Msolga, Heeven, Nimh and Margo.....you are all lovely people and I would like to take this opportunity to send three of you a virtual kiss.
Nimh on the other hand, has my full permission to kiss one of those Hungarian beauties that flit past his office.
Sorry about the earlier venting, but I just had the urge, if you know what I mean.
I went to the home that day, and sat by Mum as they explained that she had to stay on for a further six weeks, in order to make sure she was nursed properly back to health. She sat there and agreed with everything that was said, and seemed to fully accept the fact that she was unable to go home in her present state. It was as if she was a little child again, being shown the way by grown ups.
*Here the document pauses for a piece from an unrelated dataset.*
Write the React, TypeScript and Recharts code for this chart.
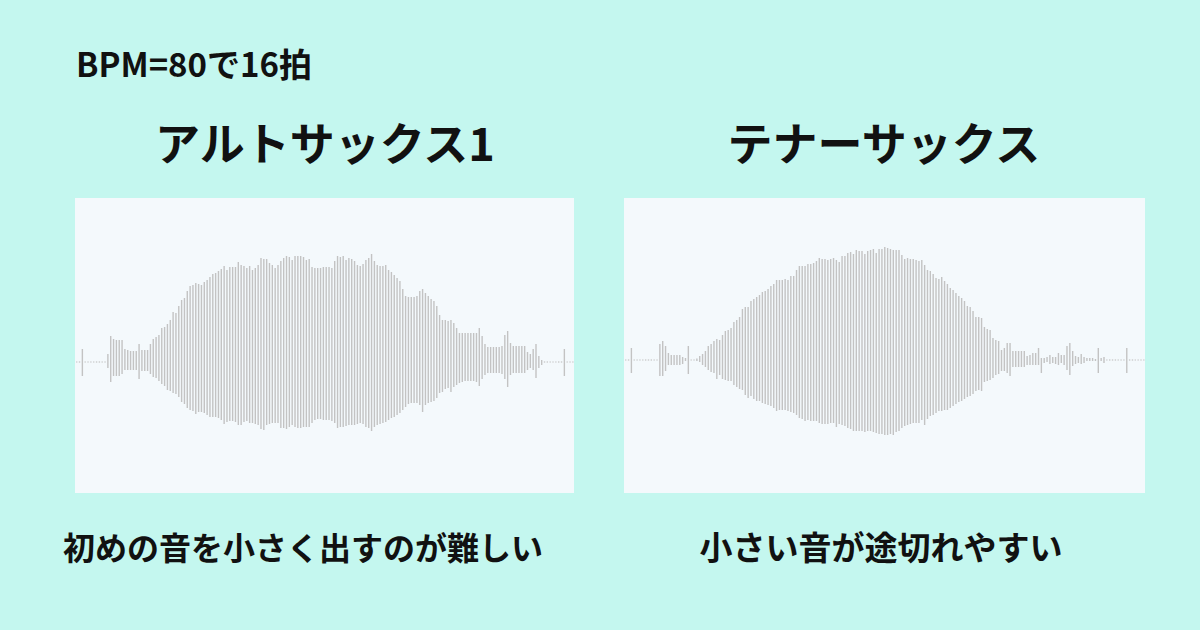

This, I've come to realise, is how she is most of the time.
She seems to live only for the "now", if that makes sense, and the important things in her life now seem to revolve around the daily routines of the care home.
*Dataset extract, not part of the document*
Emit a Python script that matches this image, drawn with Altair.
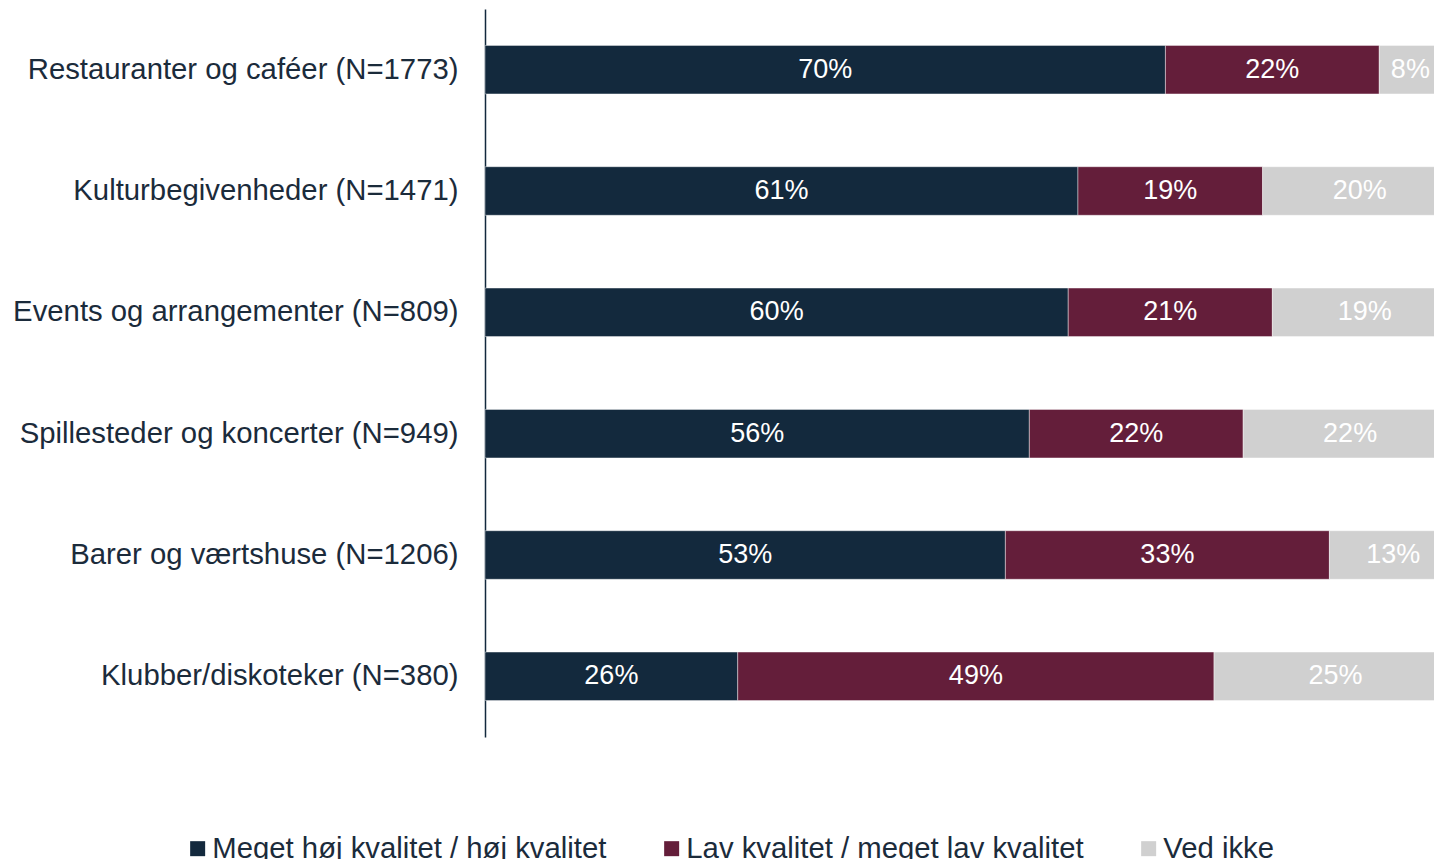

At the end of the little meeting, she was asked if she had any questions, and she asked what the time was. When told it was just gone midday, she got a bit flustered and told us that we had better get her to the dining table, as lunch was about to be served. I walked her to the table and showed her to a chair, and she said "Not THIS one....THAT'S my chair over there! I ALWAYS sit there!"
So.....after what I thought was going to be a crunch meeting with lots of tears, and after several days of worrying about it and dreading the day, she was only worried about missing her lunch and sitting at the correct place!
I still have the guilts that won't go away, and still have the dreaded task of clearing her place out behind her back, and STACKS of forms to fill in, but I can see now that she is basically much happier where she is, and that she has almost fully adapted to her new life. She can't remember where she used to live, can't describe it at all, and hasn't made one mention re. her beloved budgie.
Like I said, she only lives for the "now", and thankfully, the "now" seems to be quite enjoyable. No doubt she'll suddenly have a go at me about something or other in the future, but like Heev said, it's only because I am a connection to her past life.
One thing's for certain, it's bloody wonderful not to have the phone ringing constantly, and having to chase over every five minutes in order to make sure she's OK.
Again, thanks for your concern, guys.
.. & I'm
so glad that the situation was not nearly as hideous & upsetting as you'd anticipated, Ellpus. A small reprieve, I know, but it
could have been far more upsetting for you ..... & frankly, it's
you that I'm most concerned about in this situation. Congratulations on this latest phase done well. Someone
had to do it. And it seems that you were IT. (Even if it made you feel like crap doing it.
)
Long time no post, sorry about that all and sundry and hoping you are all in fine fettle.
I put my demented mother in a home after a gruelling 2 years having her living with us; like yours, LE, she soon got used to it, but couldn't understand why her parents didn't write to her at boarding school. Heartbreaking. But they were so kind and lovely to her, and made her last 18 months much more comfortable than I could have done.
I hope I have the grace and understanding to allow myself to be put in a place like that if/when I get past it.
On a lighter note, it's a lovely sunny morning here in Austria, and I am going for a walk up to the market square!